Editoriale

L’EDITORIALE – Partita doppia

di Tommaso Cerno -


Partita doppia. Le elezioni europee vedranno in campo quasi certamente il premier Giorgia Meloni. Nel Paese dei governi tecnici e delle manovre di Palazzo la scelta del leader dei Fratelli d’Italia è di consultare il popolo più spesso possibile. Per un vecchio adagio della politica che si chiamerebbe democrazia. E alla fine all’opposizione resterà un’unica strada: scendere in campo in prima persona e vedere chi vince. Alla conferenza stampa di fine anno diventata per ragioni di salute un incontro di inizio 2024, Giorgia ha rilanciato. E ha indicato in Elly Schlein la sua avversaria. Aprendo a un faccia a faccia televisivo e lasciando intendere che è pronta a una sfida europea fra Fratelli d’Italia e il Partito Democratico.
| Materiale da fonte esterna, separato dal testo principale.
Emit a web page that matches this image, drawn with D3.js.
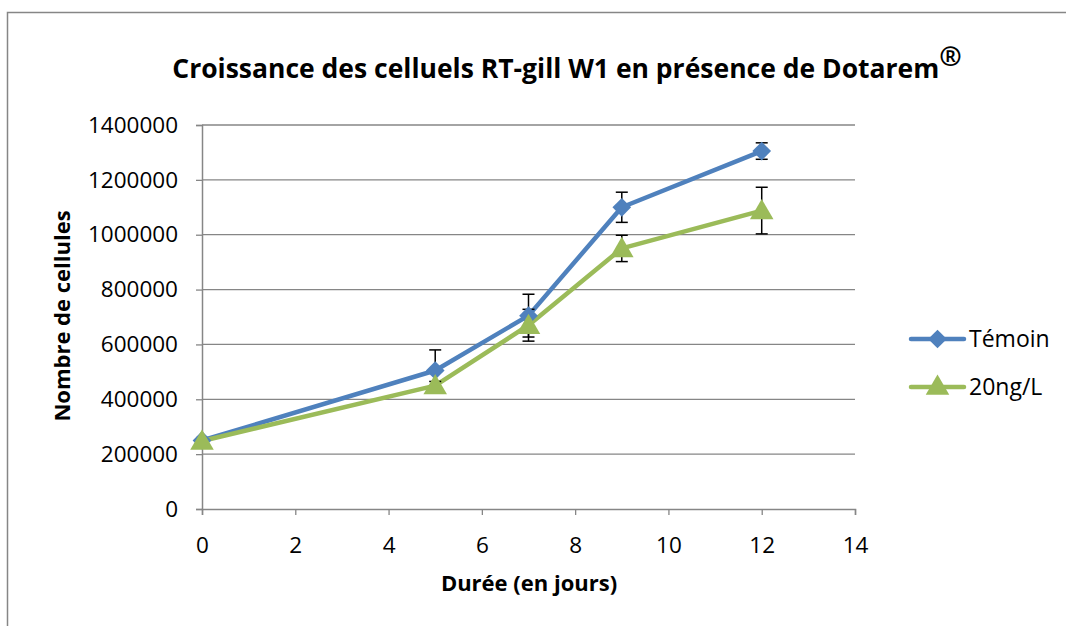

Sa bene il premier che questa cosa è impari perché a destra l’egemonia del partito di Meloni è indiscussa nei numeri e nei fatti mentre a sinistra Elly ha un avversario molto temibile, Giuseppe Conte, che farà di tutto per agganciare il PD nella corsa per Strasburgo. Una partita doppia che a sinistra avrà il valore di una sorta di elezioni primarie per stabilire una volta per tutte chi è il leader più forte dell’opposizione, attorno al quale possa nascere un progetto alternativo a quello del centrodestra di governo. Ma c’è un secondo problema per Elly Schlein, legato alla poca unità che dentro il suo partito in questo momento c’è intorno al suo nome. L’area riformista dei democratici, uscita con le ossa rotte dalle primarie dove Bonaccini dato per favorito ha invece lasciato il posto a Elly, deve ancora decidere se sostenere davvero la corsa del segretario PD alla leadership naturale verso le prossime Politiche o boicottare attraverso un voto di desistenza o un disimpegno proprio Schlein, per aprire una nuova, l’ennesima stagione dentro il partito di Veltroni che dal 2007, anno della sua fondazione, non ha mai invertito il maleficio che lo vede soccombere alle politiche in Italia.


Il vantaggio competitivo di Schlein risiede nel fatto di essere un volto nuovo. In questa Italia tornata dopo molti anni a un governo politico l’idea che dopo Meloni ci possa essere o di nuovo Meloni o qualcuno che ancora non ha avuto responsabilità di governo sembra prevalere. Ma Conte ripete ai suoi più fedeli che ha intenzione di giocare la partita per tornare a Palazzo Chigi. Forte di un credito diffuso nel centrosinistra che gli deriva dall’esperienza del Conte2, dove l’avvocato degli italiani aveva fatto breccia nell’elettorato in crisi di un Pd troppo schiacciato su finanza e multinazionali. Per riuscirci Conte deve costruire un consenso attorno a se stesso capace di mettere in discussione la leadership del Pd, per poi proporsi come federatore nell’idea di lasciare i Cinquestelle verso una nuova fase, per tornare ad essere quell’usato sicuro che tanto piacque a Franceschini e Boccia nel 2020.

Un percorso in salita soprattutto per quanto riguarda l’appoggio dell’area moderata del centrosinistra che dopo lo strappo di Renzi e la nascita del governo Draghi considera Schlein un segretario troppo appiattito sugli ex Ds ma Conte perfino più populista di quanto siano gli avversari del centrodestra.